Given task: In the listing below, pick out lines with "chart".

Given entries:
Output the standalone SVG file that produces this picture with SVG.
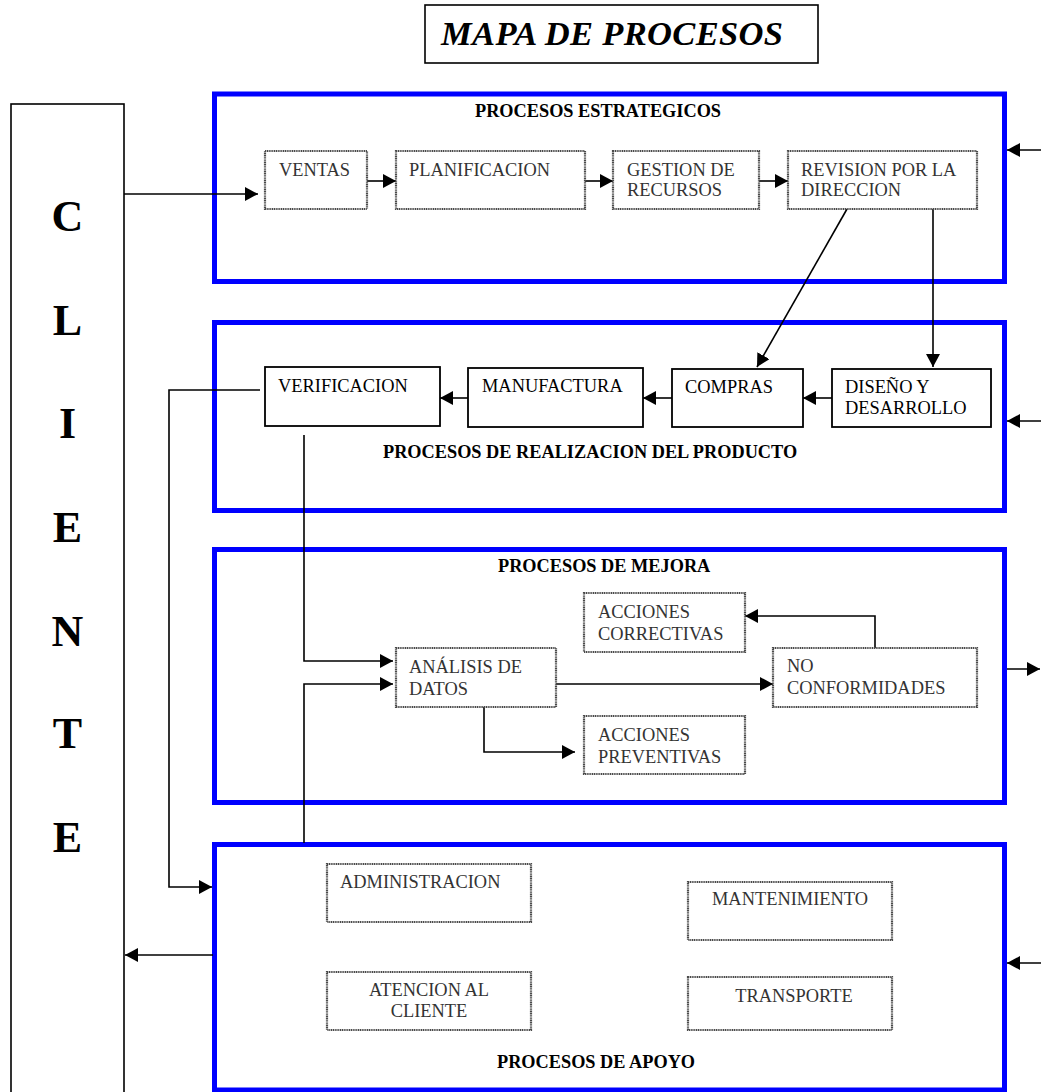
<svg xmlns="http://www.w3.org/2000/svg" width="1041" height="1092" viewBox="0 0 1041 1092">
  <style>
    .area { fill: none; stroke: #0000ff; stroke-width: 5; }
    .dot { fill: #ffffff; stroke: #4a4a4a; stroke-width: 2.2; stroke-dasharray: 1.2 0.6; }
    .solid { fill: #ffffff; stroke: #000000; stroke-width: 1.8; }
    .t { font-family: "Liberation Serif", "Times New Roman", serif; font-size: 18.4px; fill: #333333; }
    .tb { fill: #000000; }
    .lbl { font-family: "Liberation Serif", "Times New Roman", serif; font-size: 18.3px; font-weight: bold; fill: #000000; }
    .big { font-family: "Liberation Serif", "Times New Roman", serif; font-size: 44px; font-weight: bold; fill: #000000; text-anchor: middle; }
    .c { text-anchor: middle; }
    .edge { fill: none; stroke: #000000; stroke-width: 1.6; marker-end: url(#ah); }
  </style>
  <defs>
    <marker id="ah" markerUnits="userSpaceOnUse" markerWidth="14" markerHeight="14" refX="13" refY="7" orient="auto">
      <path d="M0,0 L13,7 L0,14 z" fill="#000000"/>
    </marker>
  </defs>
  <rect width="1041" height="1092" fill="#ffffff"/>

  <!-- title -->
  <g id="title">
    <rect x="425" y="5" width="393" height="58" fill="#ffffff" stroke="#000000" stroke-width="1.6"/>
    <text x="441" y="45" font-family="'Liberation Serif', 'Times New Roman', serif" font-size="34.5" font-weight="bold" font-style="italic" textLength="342" lengthAdjust="spacing">MAPA DE PROCESOS</text>
  </g>

  <!-- client column -->
  <g id="cliente">
    <rect x="11" y="104" width="113" height="1000" fill="#ffffff" stroke="#000000" stroke-width="1.6"/>
    <text class="big" x="67.5" y="231">C</text>
    <text class="big" x="67.5" y="335">L</text>
    <text class="big" x="67.5" y="438">I</text>
    <text class="big" x="67.5" y="542">E</text>
    <text class="big" x="67.5" y="646">N</text>
    <text class="big" x="67.5" y="748">T</text>
    <text class="big" x="67.5" y="852">E</text>
  </g>

  <!-- process areas -->
  <g id="area-estrategicos">
    <rect class="area" x="214.5" y="94" width="790" height="187.5"/>
    <text class="lbl" x="475" y="117">PROCESOS ESTRATEGICOS</text>
  </g>
  <g id="area-realizacion">
    <rect class="area" x="214.5" y="322.5" width="790" height="188"/>
    <text class="lbl" x="383" y="458">PROCESOS DE REALIZACION DEL PRODUCTO</text>
  </g>
  <g id="area-mejora">
    <rect class="area" x="214.5" y="549.5" width="790" height="253"/>
    <text class="lbl" x="498" y="572">PROCESOS DE MEJORA</text>
  </g>
  <g id="area-apoyo">
    <rect class="area" x="214.5" y="844.5" width="790" height="245.5"/>
    <text class="lbl" x="497" y="1068">PROCESOS DE APOYO</text>
  </g>

  <!-- connectors -->
  <g id="connectors">
    <path class="edge" d="M124,194 H258"/>
    <path class="edge" d="M367,181 H396"/>
    <path class="edge" d="M585,181 H613"/>
    <path class="edge" d="M759,181 H788"/>
    <path class="edge" d="M847,209 L757,367"/>
    <path class="edge" d="M933,209 V367"/>
    <path class="edge" d="M832,398 H803"/>
    <path class="edge" d="M672,398 H643"/>
    <path class="edge" d="M468,398 H440"/>
    <path class="edge" d="M260,390 H169 V887 H212"/>
    <path class="edge" d="M304,435 V661 H393"/>
    <path class="edge" d="M304,843 V684 H393"/>
    <path class="edge" d="M553,684 H773"/>
    <path class="edge" d="M484,707 V752 H575"/>
    <path class="edge" d="M875,648 V616 H745"/>
    <path class="edge" d="M213,955 H125"/>
    <path class="edge" d="M1041,150 H1007"/>
    <path class="edge" d="M1041,421 H1007"/>
    <path class="edge" d="M1007,669 H1040"/>
    <path class="edge" d="M1041,963 H1007"/>
  </g>

  <!-- strategic processes -->
  <g id="ventas">
    <rect class="dot" x="265" y="151" width="102" height="58"/>
    <text class="t" x="279" y="176">VENTAS</text>
  </g>
  <g id="planificacion">
    <rect class="dot" x="396" y="151" width="189" height="58"/>
    <text class="t" x="409" y="176">PLANIFICACION</text>
  </g>
  <g id="gestion-recursos">
    <rect class="dot" x="613" y="151" width="146" height="58"/>
    <text class="t" x="627" y="176">GESTION DE</text>
    <text class="t" x="627" y="196">RECURSOS</text>
  </g>
  <g id="revision-direccion">
    <rect class="dot" x="788" y="151" width="189" height="58"/>
    <text class="t" x="801" y="176">REVISION POR LA</text>
    <text class="t" x="801" y="196">DIRECCION</text>
  </g>

  <!-- product realization -->
  <g id="verificacion">
    <rect class="solid" x="265" y="367" width="175" height="59"/>
    <text class="t tb" x="278" y="392">VERIFICACION</text>
  </g>
  <g id="manufactura">
    <rect class="solid" x="468" y="368" width="175" height="59"/>
    <text class="t tb" x="482" y="392">MANUFACTURA</text>
  </g>
  <g id="compras">
    <rect class="solid" x="672" y="369" width="131" height="58"/>
    <text class="t tb" x="685" y="393">COMPRAS</text>
  </g>
  <g id="diseno-desarrollo">
    <rect class="solid" x="832" y="369" width="159" height="58"/>
    <text class="t tb" x="845" y="393">DISEÑO Y</text>
    <text class="t tb" x="845" y="414">DESARROLLO</text>
  </g>

  <!-- improvement -->
  <g id="analisis-datos">
    <rect class="dot" x="396" y="648" width="160" height="59"/>
    <text class="t" x="409" y="673">ANÁLISIS DE</text>
    <text class="t" x="409" y="695">DATOS</text>
  </g>
  <g id="acciones-correctivas">
    <rect class="dot" x="584" y="593" width="161" height="59"/>
    <text class="t" x="598" y="618">ACCIONES</text>
    <text class="t" x="598" y="640">CORRECTIVAS</text>
  </g>
  <g id="acciones-preventivas">
    <rect class="dot" x="584" y="716" width="161" height="58"/>
    <text class="t" x="598" y="741">ACCIONES</text>
    <text class="t" x="598" y="763">PREVENTIVAS</text>
  </g>
  <g id="no-conformidades">
    <rect class="dot" x="773" y="648" width="204" height="59"/>
    <text class="t" x="787" y="672">NO</text>
    <text class="t" x="787" y="694">CONFORMIDADES</text>
  </g>

  <!-- support -->
  <g id="administracion">
    <rect class="dot" x="327" y="864" width="204" height="58"/>
    <text class="t" x="340" y="888">ADMINISTRACION</text>
  </g>
  <g id="atencion-cliente">
    <rect class="dot" x="327" y="972" width="204" height="58"/>
    <text class="t c" x="429" y="996">ATENCION AL</text>
    <text class="t c" x="429" y="1017">CLIENTE</text>
  </g>
  <g id="mantenimiento">
    <rect class="dot" x="688" y="882" width="204" height="58"/>
    <text class="t c" x="790" y="905">MANTENIMIENTO</text>
  </g>
  <g id="transporte">
    <rect class="dot" x="688" y="977" width="204" height="53"/>
    <text class="t c" x="794" y="1002">TRANSPORTE</text>
  </g>
</svg>
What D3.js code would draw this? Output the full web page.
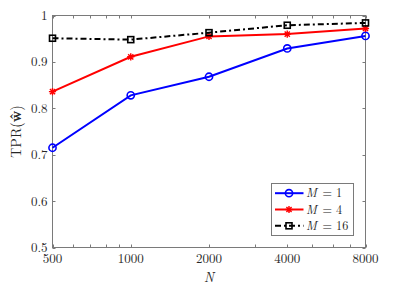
<!DOCTYPE html>
<html><head><meta charset="utf-8">
<script src="https://cdn.jsdelivr.net/npm/d3@7"></script>
<style>body{margin:0;background:#fff}svg{display:block}</style>
</head><body><svg id="c" width="395" height="287"></svg>
<script>
const Ns = [500, 1000, 2000, 4000, 8000];
const tprM1 = [0.715, 0.828, 0.868, 0.929, 0.956];
const tprM4 = [0.836, 0.911, 0.955, 0.960, 0.972];
const tprM16 = [0.951, 0.948, 0.963, 0.979, 0.984];
const seriesLabels = ["1", "4", "16"];
const yTicks = [0.5, 0.6, 0.7, 0.8, 0.9, 1];
const xTicks = [500, 1000, 2000, 4000, 8000];
const xMinorTicks = [600, 700, 800, 900, 3000, 5000, 6000, 7000];

const svg = d3.select("#c");
const L = 52.5, R = 365.5, T = 15.5, B = 247.5;
const x = d3.scaleLog().base(2).domain([500, 8000]).range([L, R]);
const y = d3.scaleLinear().domain([0.5, 1]).range([B, T]);
const axisCol = "#7a7a7a", textCol = "#262626";
const font = "'Latin Modern Roman', 'Liberation Serif', serif";

svg.append("rect").attr("x", L).attr("y", T).attr("width", R - L).attr("height", B - T)
  .attr("fill", "#fff").attr("stroke", axisCol).attr("stroke-width", 1);

const tl = 3;
const g = svg.append("g");
xTicks.concat(xMinorTicks).forEach(v => {
  const px = Math.round(x(v)) + 0.5;
  g.append("line").attr("x1", px).attr("x2", px).attr("y1", B).attr("y2", B - tl).attr("stroke", axisCol);
  g.append("line").attr("x1", px).attr("x2", px).attr("y1", T).attr("y2", T + tl).attr("stroke", axisCol);
});
yTicks.forEach(v => {
  const py = Math.round(y(v)) + 0.5;
  g.append("line").attr("x1", L).attr("x2", L + tl).attr("y1", py).attr("y2", py).attr("stroke", axisCol);
  g.append("line").attr("x1", R).attr("x2", R - tl).attr("y1", py).attr("y2", py).attr("stroke", axisCol);
});

// tick labels
svg.append("g").selectAll("text").data(xTicks).join("text")
  .attr("x", d => x(d)).attr("y", B + 15).attr("text-anchor", "middle")
  .attr("font-family", font).attr("font-size", 13).attr("fill", textCol)
  .text(d => d);
svg.append("g").selectAll("text").data(yTicks).join("text")
  .attr("x", L - 5).attr("y", d => y(d) + 4.5).attr("text-anchor", "end")
  .attr("font-family", font).attr("font-size", 13).attr("fill", textCol)
  .text(d => d === 1 ? "1" : d.toFixed(1));

// axis labels
svg.append("text").attr("x", (L + R) / 2).attr("y", 281.5).attr("text-anchor", "middle")
  .attr("font-family", font).attr("font-size", 13.5).attr("font-style", "italic").attr("fill", textCol).text("N");
const yl = svg.append("text").attr("transform", `translate(20.5,${(T + B) / 2}) rotate(-90)`)
  .attr("text-anchor", "middle").attr("font-family", font).attr("font-size", 14).attr("fill", textCol);
yl.append("tspan").text("TPR(");
yl.append("tspan").attr("font-weight", "bold").text("ŵ");
yl.append("tspan").text(")");

// series
const series = [
  {vals: tprM1, color: "#0000ff", dash: null, marker: "circle"},
  {vals: tprM4, color: "#ff0000", dash: null, marker: "star"},
  {vals: tprM16, color: "#000000", dash: "6,3,2,3", marker: "square"}
];
const line = d3.line().x(d => x(d[0])).y(d => y(d[1]));
function marker(sel, type, color, cx, cy) {
  if (type === "circle") {
    sel.append("circle").attr("cx", cx).attr("cy", cy).attr("r", 3.6)
      .attr("fill", "none").attr("stroke", color).attr("stroke-width", 1.6);
  } else if (type === "square") {
    sel.append("rect").attr("x", cx - 3).attr("y", cy - 3).attr("width", 6).attr("height", 6)
      .attr("fill", "none").attr("stroke", color).attr("stroke-width", 1.6);
  } else {
    const s = 3.6, d = s * 0.72;
    sel.append("path").attr("d",
      `M${cx - s},${cy}L${cx + s},${cy}M${cx},${cy - s}L${cx},${cy + s}` +
      `M${cx - d},${cy - d}L${cx + d},${cy + d}M${cx - d},${cy + d}L${cx + d},${cy - d}`)
      .attr("stroke", color).attr("stroke-width", 1.4).attr("fill", "none");
  }
}
series.forEach(s => {
  const pts = Ns.map((n, i) => [n, s.vals[i]]);
  svg.append("path").attr("d", line(pts)).attr("fill", "none").attr("stroke", s.color)
    .attr("stroke-width", 2).attr("stroke-dasharray", s.dash);
  const mg = svg.append("g");
  pts.forEach(p => marker(mg, s.marker, s.color, x(p[0]), y(p[1])));
});

// legend
const lg = svg.append("g");
lg.append("rect").attr("x", 271.5).attr("y", 183.5).attr("width", 82).attr("height", 52)
  .attr("fill", "#fff").attr("stroke", "#7a7a7a").attr("stroke-width", 1);
series.forEach((s, i) => {
  const cy = 193.2 + i * 16.3;
  lg.append("line").attr("x1", 275).attr("x2", 303.5).attr("y1", cy).attr("y2", cy)
    .attr("stroke", s.color).attr("stroke-width", 2).attr("stroke-dasharray", s.dash);
  marker(lg, s.marker, s.color, 289, cy);
  lg.append("text").attr("x", 306).attr("y", cy + 4.2)
    .attr("font-family", font).attr("font-size", 12.2).attr("font-style", "italic").attr("fill", textCol).text("M");
  lg.append("text").attr("x", 322.5).attr("y", cy + 4.2)
    .attr("font-family", font).attr("font-size", 12.2).attr("fill", textCol).text("= " + seriesLabels[i]);
});
</script></body></html>
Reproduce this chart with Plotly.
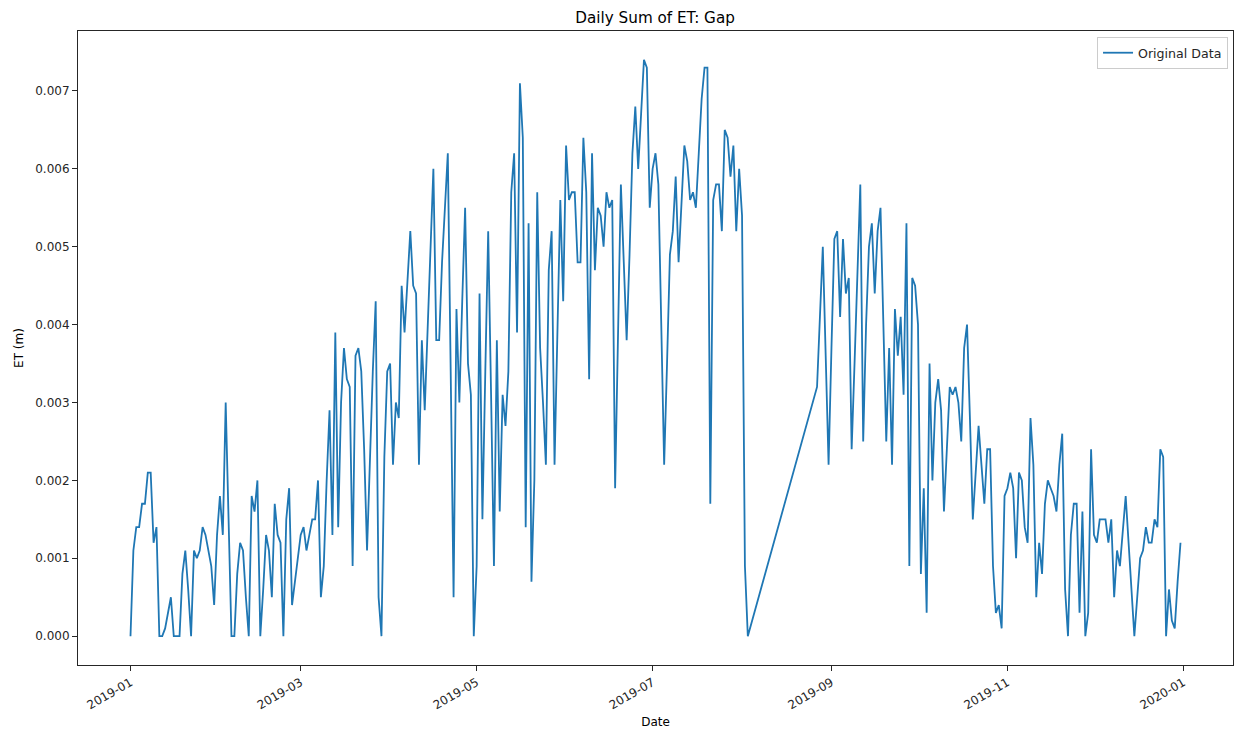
import plotly.graph_objects as go
import pandas as pd

# Daily ET values (m), grouped by month
jan_2019 = [0.0000, 0.0011, 0.0014, 0.0014, 0.0017, 0.0017, 0.0021, 0.0021, 0.0012, 0.0014,
            0.0000, 0.0000, 0.0001, 0.0003, 0.0005, 0.0000, 0.0000, 0.0000, 0.0008, 0.0011,
            0.0006, 0.0000, 0.0011, 0.0010, 0.0011, 0.0014, 0.0013, 0.0011, 0.0009, 0.0004,
            0.0013]
feb_2019 = [0.0018, 0.0013, 0.0030, 0.0015, 0.0000, 0.0000, 0.0008, 0.0012, 0.0011, 0.0005,
            0.0000, 0.0018, 0.0016, 0.0020, 0.0000, 0.0006, 0.0013, 0.0011, 0.0005, 0.0017,
            0.0013, 0.0012, 0.0000, 0.0015, 0.0019, 0.0004, 0.0007, 0.0010]
mar_2019 = [0.0013, 0.0014, 0.0011, 0.0013, 0.0015, 0.0015, 0.0020, 0.0005, 0.0009, 0.0020,
            0.0029, 0.0013, 0.0039, 0.0014, 0.0030, 0.0037, 0.0033, 0.0032, 0.0009, 0.0036,
            0.0037, 0.0034, 0.0024, 0.0011, 0.0024, 0.0034, 0.0043, 0.0005, 0.0000, 0.0023,
            0.0034]
apr_2019 = [0.0035, 0.0022, 0.0030, 0.0028, 0.0045, 0.0039, 0.0046, 0.0052, 0.0045, 0.0044,
            0.0022, 0.0038, 0.0029, 0.0040, 0.0050, 0.0060, 0.0038, 0.0038, 0.0048, 0.0055,
            0.0062, 0.0034, 0.0005, 0.0042, 0.0030, 0.0043, 0.0055, 0.0035, 0.0031, 0.0000]
may_2019 = [0.0009, 0.0044, 0.0015, 0.0034, 0.0052, 0.0031, 0.0009, 0.0038, 0.0016, 0.0031,
            0.0027, 0.0034, 0.0057, 0.0062, 0.0039, 0.0071, 0.0064, 0.0014, 0.0053, 0.0007,
            0.0020, 0.0057, 0.0037, 0.0030, 0.0022, 0.0047, 0.0052, 0.0022, 0.0040, 0.0056,
            0.0043]
jun_2019 = [0.0063, 0.0056, 0.0057, 0.0057, 0.0048, 0.0048, 0.0064, 0.0057, 0.0033, 0.0062,
            0.0047, 0.0055, 0.0054, 0.0050, 0.0057, 0.0055, 0.0056, 0.0019, 0.0038, 0.0058,
            0.0048, 0.0038, 0.0049, 0.0062, 0.0068, 0.0060, 0.0067, 0.0074, 0.0073, 0.0055]
jul_2019 = [0.0060, 0.0062, 0.0058, 0.0038, 0.0022, 0.0035, 0.0049, 0.0052, 0.0059, 0.0048,
            0.0055, 0.0063, 0.0061, 0.0056, 0.0057, 0.0055, 0.0062, 0.0069, 0.0073, 0.0073,
            0.0017, 0.0056, 0.0058, 0.0058, 0.0052, 0.0065, 0.0064, 0.0059, 0.0063, 0.0052,
            0.0060]
aug_2019_early = [0.0054, 0.0009, 0.0000]
aug_2019_late = [0.0032, 0.0041, 0.0050, 0.0036, 0.0022]
sep_2019 = [0.0037, 0.0051, 0.0052, 0.0041, 0.0051, 0.0044, 0.0046, 0.0024, 0.0035, 0.0047,
            0.0058, 0.0025, 0.0040, 0.0050, 0.0053, 0.0044, 0.0052, 0.0055, 0.0040, 0.0025,
            0.0037, 0.0022, 0.0042, 0.0036, 0.0041, 0.0031, 0.0053, 0.0009, 0.0046, 0.0045]
oct_2019 = [0.0040, 0.0008, 0.0019, 0.0003, 0.0035, 0.0020, 0.0030, 0.0033, 0.0029, 0.0016,
            0.0024, 0.0032, 0.0031, 0.0032, 0.0030, 0.0025, 0.0037, 0.0040, 0.0028, 0.0015,
            0.0021, 0.0027, 0.0022, 0.0017, 0.0024, 0.0024, 0.0009, 0.0003, 0.0004, 0.0001,
            0.0018]
nov_2019 = [0.0019, 0.0021, 0.0019, 0.0010, 0.0021, 0.0020, 0.0014, 0.0012, 0.0028, 0.0022,
            0.0005, 0.0012, 0.0008, 0.0017, 0.0020, 0.0019, 0.0018, 0.0016, 0.0022, 0.0026,
            0.0006, 0.0000, 0.0013, 0.0017, 0.0017, 0.0003, 0.0016, 0.0000, 0.0003, 0.0024]
dec_2019 = [0.0013, 0.0012, 0.0015, 0.0015, 0.0015, 0.0012, 0.0015, 0.0005, 0.0011, 0.0009,
            0.0014, 0.0018, 0.0012, 0.0006, 0.0000, 0.0005, 0.0010, 0.0011, 0.0014, 0.0012,
            0.0012, 0.0015, 0.0014, 0.0024, 0.0023, 0.0000, 0.0006, 0.0002, 0.0001, 0.0007,
            0.0012]

# first date of each run of consecutive daily values (gap in August)
segment_starts = ["2019-01-01", "2019-02-01", "2019-03-01", "2019-04-01", "2019-05-01",
                  "2019-06-01", "2019-07-01", "2019-08-01", "2019-08-27", "2019-09-01",
                  "2019-10-01", "2019-11-01", "2019-12-01"]
segment_values = [jan_2019, feb_2019, mar_2019, apr_2019, may_2019, jun_2019, jul_2019,
                  aug_2019_early, aug_2019_late, sep_2019, oct_2019, nov_2019, dec_2019]

x_tick_dates = ["2019-01-01", "2019-03-01", "2019-05-01", "2019-07-01",
                "2019-09-01", "2019-11-01", "2020-01-01"]
y_tick_values = [0.000, 0.001, 0.002, 0.003, 0.004, 0.005, 0.006, 0.007]

dates, values = [], []
for start, vals in zip(segment_starts, segment_values):
    dates.extend(pd.date_range(start, periods=len(vals), freq="D"))
    values.extend(vals)

dmin, dmax = min(dates), max(dates)
xpad = (dmax - dmin) * 0.05
vmin, vmax = min(values), max(values)
ypad = (vmax - vmin) * 0.05

FONT = "DejaVu Sans, Liberation Sans, sans-serif"

fig = go.Figure()
fig.add_trace(go.Scatter(
    x=dates, y=values, mode="lines", name="Original Data",
    line=dict(color="#1f77b4", width=1.8),
))

fig.update_layout(
    width=1237, height=732,
    margin=dict(l=78, r=4, t=31, b=67),
    paper_bgcolor="white", plot_bgcolor="white",
    font=dict(family=FONT, size=12, color="#262626"),
    title=dict(text="Daily Sum of ET: Gap", x=0.5296, xanchor="center",
               y=1 - 17.5 / 732, yanchor="middle", yref="container",
               font=dict(family=FONT, size=15.2, color="black")),
    showlegend=True,
    legend=dict(x=0.9957, y=0.9905, xanchor="right", yanchor="top",
                bgcolor="rgba(255,255,255,0.8)", bordercolor="#cccccc", borderwidth=1,
                font=dict(family=FONT, size=12.6, color="#262626"),
                itemwidth=30, tracegroupgap=0),
)

fig.update_xaxes(
    type="date",
    range=[dmin - xpad, dmax + xpad],
    tickvals=pd.to_datetime(x_tick_dates),
    tickformat="%Y-%m",
    tickangle=-30,
    ticks="outside", ticklen=5, tickwidth=1, tickcolor="#262626",
    showline=True, linecolor="#262626", linewidth=1, mirror=True,
    showgrid=False, zeroline=False,
    tickfont=dict(family=FONT, size=12, color="#262626"),
    title=dict(text="Date", font=dict(family=FONT, size=12, color="black"), standoff=6),
)
fig.update_yaxes(
    range=[vmin - ypad, vmax + ypad],
    tickvals=y_tick_values,
    tickformat=".3f",
    ticks="outside", ticklen=5, tickwidth=1, tickcolor="#262626",
    showline=True, linecolor="#262626", linewidth=1, mirror=True,
    showgrid=False, zeroline=False,
    tickfont=dict(family=FONT, size=12, color="#262626"),
    title=dict(text="ET (m)", font=dict(family=FONT, size=12, color="black"), standoff=9),
)

fig.write_html("out.html")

Reply:
Reproduce this chart with Plotly.

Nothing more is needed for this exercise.